Pale Intimations
Blood Relations
by David Malouf
State Theatre Company and Sydney
Theatre Company
The Playhous
When a writer of the stature of David Malouf turns to the theatre we are sure to have high expectations. But there is already enough evidence that novelists do not necessarily playwrights make. Locally, Nigel Krauth’s Muse of Fire, Barry Dickins’ Beaut/and, and, more recently Patrick White’s Shepherd on the Rocks have shown us that.
The reasons are not surprising. A novelist has complete sovereignty over his or her fictive world and many a novel is carried by atmospherics and endearing verbal gambits which offset weaknesses in plotting and narrative.
A writer for the stage, on the other hand, has nowhere to hide. If the dramatic situations are not well calculated and characters clearly drawn, no amount of fine writing can make up for it.
David Malouf’s Blood Relations is a theatrical disappointment. Unlike the sublime urbanity of his fiction, his first play (apart from the libretto of Voss) is lumpy, cliched and poorly conceived. · The STC program notes chide audiences who might be harbouring old-fangled yearnings for. plot, character and signs of naturalism by making pre- emptive remarks about epic mythic/poetic drama and its place in the Aussiedrama. That’s all very well, but it is ludicrous to suggest that there is anything epoch-making in Malouf’s play or Jim Sharman’s execrably mannered production.
Blood Relations is a creakingly contrived parody of The Tempest garnished with comic set pieces and worthy speculations about Australian Culture, Power, Death and Family Life as we know it. The central figure is another of your Essington Lewises but this time Willy McGregor aka William la Farge (perhaps) aka Spiros Kyriakou lives in seclusion in the tropical North West with Hilda his housekeeper, Catherine his own personal Miranda and IBM, his own personal PC. The latter reminds us that he is still accessing the world of power and greed down there in Sydney where he once cut the custard as a gangster, financier and bigshot.
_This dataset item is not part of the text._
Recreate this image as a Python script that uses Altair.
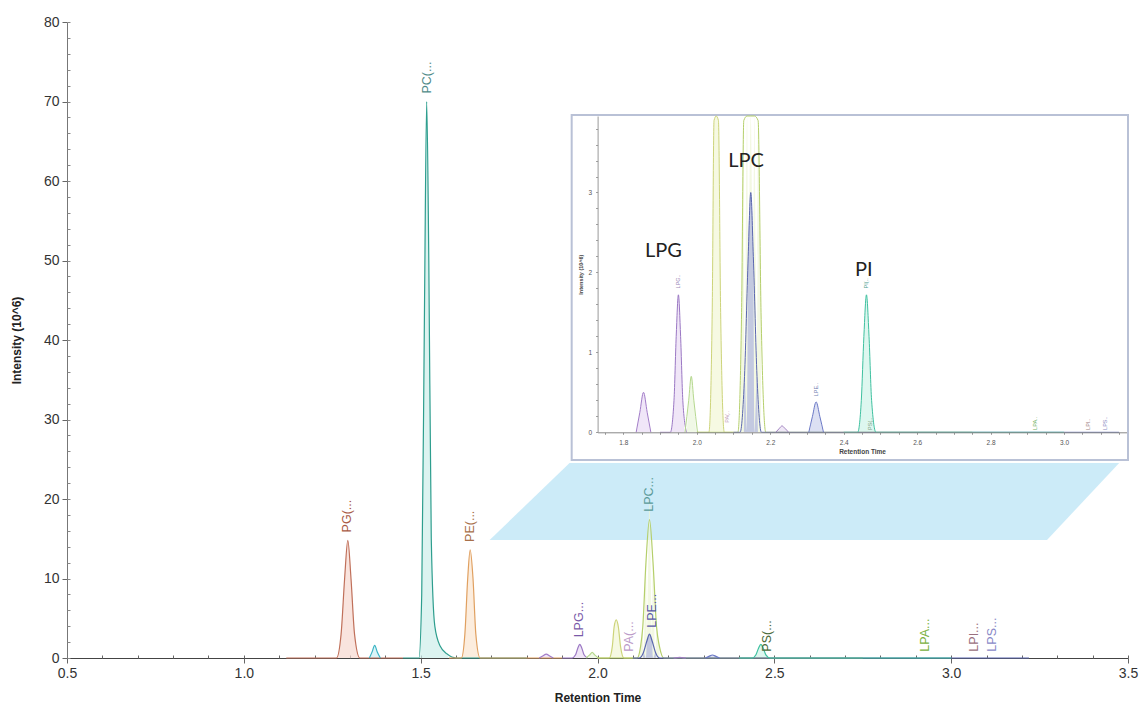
import altair as alt
import pandas as pd

# ---------------- data ----------------
# chromatogram traces: retention time (min) and intensity (10^6)
pg_t = [1.12, 1.262, 1.275, 1.285, 1.294, 1.303, 1.313, 1.328, 1.45]
pg_v = [0, 0, 3.0, 10.0, 14.8, 10.0, 3.0, 0, 0]
x137_t = [1.355, 1.363, 1.370, 1.377, 1.386]
x137_v = [0, 0.8, 1.6, 0.8, 0]
pc_t = [1.45, 1.495, 1.503, 1.511, 1.517, 1.523, 1.530, 1.540, 1.555, 1.575, 1.60, 1.80]
pc_v = [0, 0, 8.0, 45.0, 70.0, 50.0, 15.0, 4.0, 1.5, 0.5, 0, 0]
pe_t = [1.58, 1.615, 1.625, 1.633, 1.640, 1.648, 1.656, 1.668, 1.90]
pe_v = [0, 0, 3.0, 10.0, 13.6, 10.0, 3.0, 0, 0]
x185_t = [1.835, 1.845, 1.855, 1.865, 1.875]
x185_v = [0, 0.25, 0.5, 0.25, 0]
lpg_t = [1.90, 1.928, 1.938, 1.944, 1.950, 1.956, 1.962, 1.972]
lpg_v = [0, 0, 0.4, 1.2, 1.72, 1.2, 0.4, 0]
x198_t = [1.968, 1.978, 1.985, 1.992, 2.002]
x198_v = [0, 0.4, 0.7, 0.4, 0]
pa_t = [2.00, 2.033, 2.042, 2.047, 2.053, 2.059, 2.065, 2.075, 2.10]
pa_v = [0, 0, 1.5, 3.9, 4.8, 3.9, 1.5, 0, 0]
lpc_t = [2.00, 2.112, 2.122, 2.128, 2.137, 2.147, 2.157, 2.167, 2.175, 2.188, 2.75]
lpc_v = [0, 0, 1.5, 3.9, 12.0, 17.4, 12.0, 3.9, 1.5, 0, 0]
lpe_t = [2.10, 2.118, 2.130, 2.140, 2.147, 2.154, 2.164, 2.176, 3.15, 3.22]
lpe_v = [0, 0, 0.7, 2.2, 3.0, 2.2, 0.7, 0, 0, 0]
x223_t = [2.215, 2.225, 2.232, 2.240, 2.250]
x223_v = [0, 0.05, 0.08, 0.05, 0]
x232_t = [2.305, 2.315, 2.325, 2.335, 2.345]
x232_v = [0, 0.2, 0.38, 0.2, 0]
pi_t = [2.40, 2.438, 2.448, 2.455, 2.462, 2.469, 2.476, 2.488, 3.00]
pi_v = [0, 0, 0.4, 1.2, 1.72, 1.2, 0.4, 0, 0]

trace_names = ["01 PG", "02 x137", "03 PC", "04 PE", "05 x185", "06 LPG", "07 x198",
               "08 PA", "09 LPC", "10 LPE", "11 x223", "12 x232", "13 PI"]

# peak labels of the main chart (anchored at the bottom of the text)
main_labels = ["PG(...", "PC(...", "PE(...", "LPG...", "PA(...", "LPE...", "LPC...",
               "PS(...", "LPA...", "LPI...", "LPS..."]
main_label_t = [1.293, 1.517, 1.640, 1.949, 2.088, 2.153, 2.147, 2.480, 2.925, 3.065, 3.115]
main_label_v = [15.8, 71.0, 14.6, 2.6, 0.8, 3.8, 18.4, 0.8, 0.8, 0.8, 0.8]

# tiny peak labels of the inset
inset_labels = ["LPG..", "PA(..", "LPE..", "PI(..", "PS(..", "LPA..", "LPI..", "LPS.."]
inset_label_t = [1.950, 2.083, 2.325, 2.462, 2.472, 2.922, 3.065, 3.112]
inset_label_v = [1.80, 0.12, 0.45, 1.80, 0.03, 0.03, 0.03, 0.03]

# big annotations of the inset
annot_text = ["LPC", "LPG", "PI"]
annot_t = [2.134, 1.909, 2.455]
annot_v = [3.40, 2.27, 2.03]

# zoom band (parallelogram) in main-chart units
band_v = [14.84, 24.53]
band_t_left = [1.695, 1.921]
band_t_right = [3.271, 3.475]

# inset frame in main-chart units
frame_t = [1.927]
frame_t2 = [3.50]
frame_v = [24.9]
frame_v2 = [68.3]

# ---------------- styles ----------------
line_colors = ["#c0705a", "#3bb4c4", "#2e9e8e", "#e0a060", "#a27cc8", "#9b78c4", "#b5d88e",
               "#cdd47a", "#b5cf6b", "#5b67b0", "#a080c0", "#6a78c6", "#3fc1a0"]
fill_colors = ["#f6d8d0", "#cdeff4", "#cdeee9", "#fbe6d0", "#eadcf5", "#eadcf3", "#e9f5dc",
               "#f2f6d6", "#eef5d6", "#aab2d3", "#eadff3", "#cdd3ee", "#cff3e8"]
main_label_colors = ["#a85a45", "#4f8a88", "#a8704a", "#7a5aa8", "#bb9ac8", "#5a5aa8",
                     "#5a9a98", "#4a6a3a", "#78b040", "#9a7080", "#8a8ac8"]
inset_label_colors = ["#9a88b8", "#c0a0b8", "#7080b0", "#50a090", "#80a080", "#70b060",
                      "#a08080", "#8888c0"]

W, H = 1061, 636
X_DOM, Y_DOM = [0.5, 3.5], [0, 80]
IX_DOM, IY_DOM = [1.73, 3.17], [0, 3.957]
IX_RANGE, IY_RANGE = [530.6, 1059.5], [410.3, 94.0]

# ---------------- tables ----------------
series = [pg_t, pg_v, x137_t, x137_v, pc_t, pc_v, pe_t, pe_v, x185_t, x185_v, lpg_t, lpg_v,
          x198_t, x198_v, pa_t, pa_v, lpc_t, lpc_v, lpe_t, lpe_v, x223_t, x223_v,
          x232_t, x232_v, pi_t, pi_v]
rows = []
for i, name in enumerate(trace_names):
    for t, v in zip(series[2 * i], series[2 * i + 1]):
        rows.append({"trace": name, "t": t, "v": v})
df = pd.DataFrame(rows)
df_lab = pd.DataFrame({"label": main_labels, "t": main_label_t, "v": main_label_v})
df_ilab = pd.DataFrame({"label": inset_labels, "t": inset_label_t, "v": inset_label_v})
df_ann = pd.DataFrame({"label": annot_text, "t": annot_t, "v": annot_v})
df_band = pd.DataFrame({"v": band_v, "tl": band_t_left, "tr": band_t_right})
df_frame = pd.DataFrame({"t": frame_t, "t2": frame_t2, "v": frame_v, "v2": frame_v2})

# ---------------- main chart ----------------
xs = alt.Scale(domain=X_DOM, nice=False, zero=False)
ys = alt.Scale(domain=Y_DOM, nice=False, zero=False)
x_axis = alt.Axis(values=[0.5, 1.0, 1.5, 2.0, 2.5, 3.0, 3.5], format=".1f", grid=False,
                  tickSize=5, tickColor="#666", domainColor="#444", labelFontSize=14,
                  labelColor="#333", labelFont="Liberation Sans", labelPadding=3,
                  labelFlush=False, titleFont="Liberation Sans", titleFontSize=12,
                  titleFontWeight="bold", titleColor="#222", titlePadding=12)
y_axis = alt.Axis(values=list(range(0, 81, 10)), grid=False, tickSize=5, tickColor="#666",
                  domainColor="#777", labelFontSize=14, labelColor="#333",
                  labelFont="Liberation Sans", labelPadding=3, titleFont="Liberation Sans",
                  titleFontSize=12, titleFontWeight="bold", titleColor="#222", titlePadding=20)


def mx(field):
    return alt.X(field, type="quantitative", scale=xs, axis=x_axis, title="Retention Time")


def my(field):
    return alt.Y(field, type="quantitative", scale=ys, axis=y_axis, title="Intensity (10^6)")


fill_scale = alt.Scale(domain=trace_names, range=fill_colors)
stroke_scale = alt.Scale(domain=trace_names, range=line_colors)

band = alt.Chart(df_band).mark_area(orient="horizontal", color="#c9eaf8", opacity=0.95).encode(
    y=my("v"), x=mx("tl"), x2="tr")
frame = alt.Chart(df_frame).mark_rect(fill="white", stroke="#b9c1d6", strokeWidth=2).encode(
    x=mx("t"), x2="t2", y=my("v"), y2="v2")
m_area = alt.Chart(df).mark_area(interpolate="monotone", fillOpacity=0.7).encode(
    x=mx("t"), y=my("v"),
    fill=alt.Fill("trace:N", scale=fill_scale, legend=None))
m_line = alt.Chart(df).mark_line(interpolate="monotone", strokeWidth=1.2).encode(
    x=mx("t"), y=my("v"),
    stroke=alt.Stroke("trace:N", scale=stroke_scale, legend=None))
m_text = alt.Chart(df_lab).mark_text(angle=270, align="left", baseline="middle", fontSize=12.5,
                                     font="Liberation Sans").encode(
    x=mx("t"), y=my("v"), text="label:N",
    color=alt.Color("label:N", scale=alt.Scale(domain=main_labels, range=main_label_colors),
                    legend=None))
main = alt.layer(band, frame, m_area, m_line, m_text)

# minor ticks pointing into the plot
minor = alt.Chart(df).mark_point(opacity=0).encode(
    x=alt.X("t:Q", scale=xs, axis=alt.Axis(orient="top", offset=-H,
            values=[round(0.5 + 0.1 * i, 2) for i in range(31)], labels=False, domain=False,
            grid=False, tickSize=3, tickColor="#666", title=None)),
    y=alt.Y("v:Q", scale=ys, axis=alt.Axis(orient="right", offset=-W,
            values=list(range(0, 81, 2)), labels=False, domain=False, grid=False,
            tickSize=3, tickColor="#888", title=None)))

# ---------------- inset ----------------
ixs = alt.Scale(domain=IX_DOM, range=IX_RANGE, nice=False, zero=False)
iys = alt.Scale(domain=IY_DOM, range=IY_RANGE, nice=False, zero=False, clamp=True)
ix_axis = alt.Axis(orient="bottom", offset=-(H - IY_RANGE[0]), zindex=1,
                   values=[round(1.75 + 0.05 * i, 2) for i in range(29)],
                   labelExpr="abs(datum.value*5 - round(datum.value*5)) < 0.001 ? format(datum.value, '.1f') : ''",
                   labelOverlap=False, labelFlush=False, grid=False, tickSize=2,
                   tickColor="#999", domainColor="#888", labelFontSize=6.5, labelColor="#555",
                   labelPadding=5, titleFontSize=6.5, titleFontWeight="bold", titleColor="#444",
                   titlePadding=3)
iy_axis = alt.Axis(orient="left", offset=-IX_RANGE[0], zindex=1,
                   values=[round(0.2 * i, 1) for i in range(20)],
                   labelExpr="abs(datum.value - round(datum.value)) < 0.001 ? format(datum.value, 'd') : ''",
                   labelOverlap=False, labelFlush=False, grid=False, tickSize=2,
                   tickColor="#999", domainColor="#999", labelFontSize=6.5, labelColor="#555",
                   labelPadding=4, titleFontSize=5.5, titleFontWeight="bold", titleColor="#444",
                   titlePadding=4)


def ix(field):
    return alt.X(field, type="quantitative", scale=ixs, axis=ix_axis, title="Retention Time")


def iy(field):
    return alt.Y(field, type="quantitative", scale=iys, axis=iy_axis, title="Intensity (10^6)")


inset_base = alt.Chart(df).transform_filter(
    (alt.datum.t >= IX_DOM[0]) & (alt.datum.t <= IX_DOM[1]))
i_area = inset_base.mark_area(interpolate="monotone", fillOpacity=0.7).encode(
    x=ix("t"), y=iy("v"), fill=alt.Fill("trace:N", scale=fill_scale, legend=None))
i_line = inset_base.mark_line(interpolate="monotone", strokeWidth=1.0).encode(
    x=ix("t"), y=iy("v"), stroke=alt.Stroke("trace:N", scale=stroke_scale, legend=None))
i_text = alt.Chart(df_ilab).mark_text(angle=270, align="left", baseline="middle",
                                      fontSize=5.5, font="Liberation Sans").encode(
    x=ix("t"), y=iy("v"), text="label:N",
    color=alt.Color("label:N", scale=alt.Scale(domain=inset_labels, range=inset_label_colors),
                    legend=None))
i_ann = alt.Chart(df_ann).mark_text(fontSize=20, font="Lato", color="#222",
                                    baseline="middle", align="center").encode(
    x=ix("t"), y=iy("v"), text="label:N")
inset = alt.layer(i_area, i_line, i_text, i_ann)

chart = alt.layer(main, minor, inset).resolve_scale(
    x="independent", y="independent", color="independent"
).properties(
    width=W, height=H,
    autosize=alt.AutoSizeParams(type="none"),
    padding={"left": 67, "top": 22, "right": 15, "bottom": 50},
    background="white",
).configure_view(stroke=None)

chart.save("out.html", embed_options={"renderer": "svg", "actions": False})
Willy’s quiet life wandering the beach with his staff and comfort is interrupted by the return of his stepson,Kit and his ‘manager’ Edward and the intrusion of McClucky and Dash, two refugees from the Mavis Bramston Show who are there to remind us that political issues are really only comic relief.
With his every third thought on death our Pineapple Prospero rails against his son the interior decorator and his Aboriginal son, Dinny, late of grammar school, whose speech as Caliban is a reminder that The Tempest is to Blood Relations as a storm to teacup. As Willy, John Wood gives an imposing performance, but like his Lambert leRoux in Pravda, his emphasis veers away from the unsavoury elements of the character. Wood’s McGregor becomes an almost lovable duffer who just can’t figure the young fry with their compact discs and transsexual clothing. He’s more like Archie Bunker than someone who orders concrete boots for the competition.
The malign force that is needed in Blood Relations is one that would draw on the dark necromancy in The Tempest itself. Instead, director Jim Sharman confines the emotional register to camp posturings and a bollocky physicality in performance which is supposed to pass for vitalism. For that reason Paul Goddard (Kit), David Pledger (Edward) and Laurence Clifford (Dinny) turn in performances that are fey and unconvincing. The effect of course, is to aggrandise the presence of McGregor such that he is more attractive than the text must surely intend.
Heather Mitchell holds her ground as Catherine but, in Willy’s reverie where she plays his former wife Tessa, murdered in suicidal carnage by her lover Frank (who, of course was McGregor’s little business mate), the sequence of events defies imagination whether mythic, poetic or realist.
Maggie Kirkpatrick gives Hilda more persuasive dimension while Deborah Kennedy’s dizzy McClucky reduces investigative journalism to ridicule. She, after all, is right in thinking that Willy is the notorious la Farge but that’s all suddenly sand in the hourglass as Willy goes through the Kubler-Ross countdown. As her crony, Dash, Geoff Morrell is drolly grotesque. It doesn’t save him or the play but at least he’s breathing.
Tim Ferrier’s set conspires with Sharman’s ponderous direction to reduce Blood Relations to a fairly pernicious form of anaemia. With its stacked crates and Monk O’Neil décor the backdrop reflects neither a magus’s lair nor an eccentric’s retreat despite the computer terminal plonked in the middle. The foreground with its rectangular paddling pool to suggest the majestic sweep of the cyclonic Queensland coast is as unsatisfactory as the piddling rainstorm produced from the roof in a stray moment of alarming verisimilitude.
David Malouf has not been well served by this production but the lack of dramatic interest and actual depth in his multilayered script makes it hard to feel sanguine about any presentation of Blood Relations in its present form.
“Pale Intimations” The Adelaide Review, September, 1987.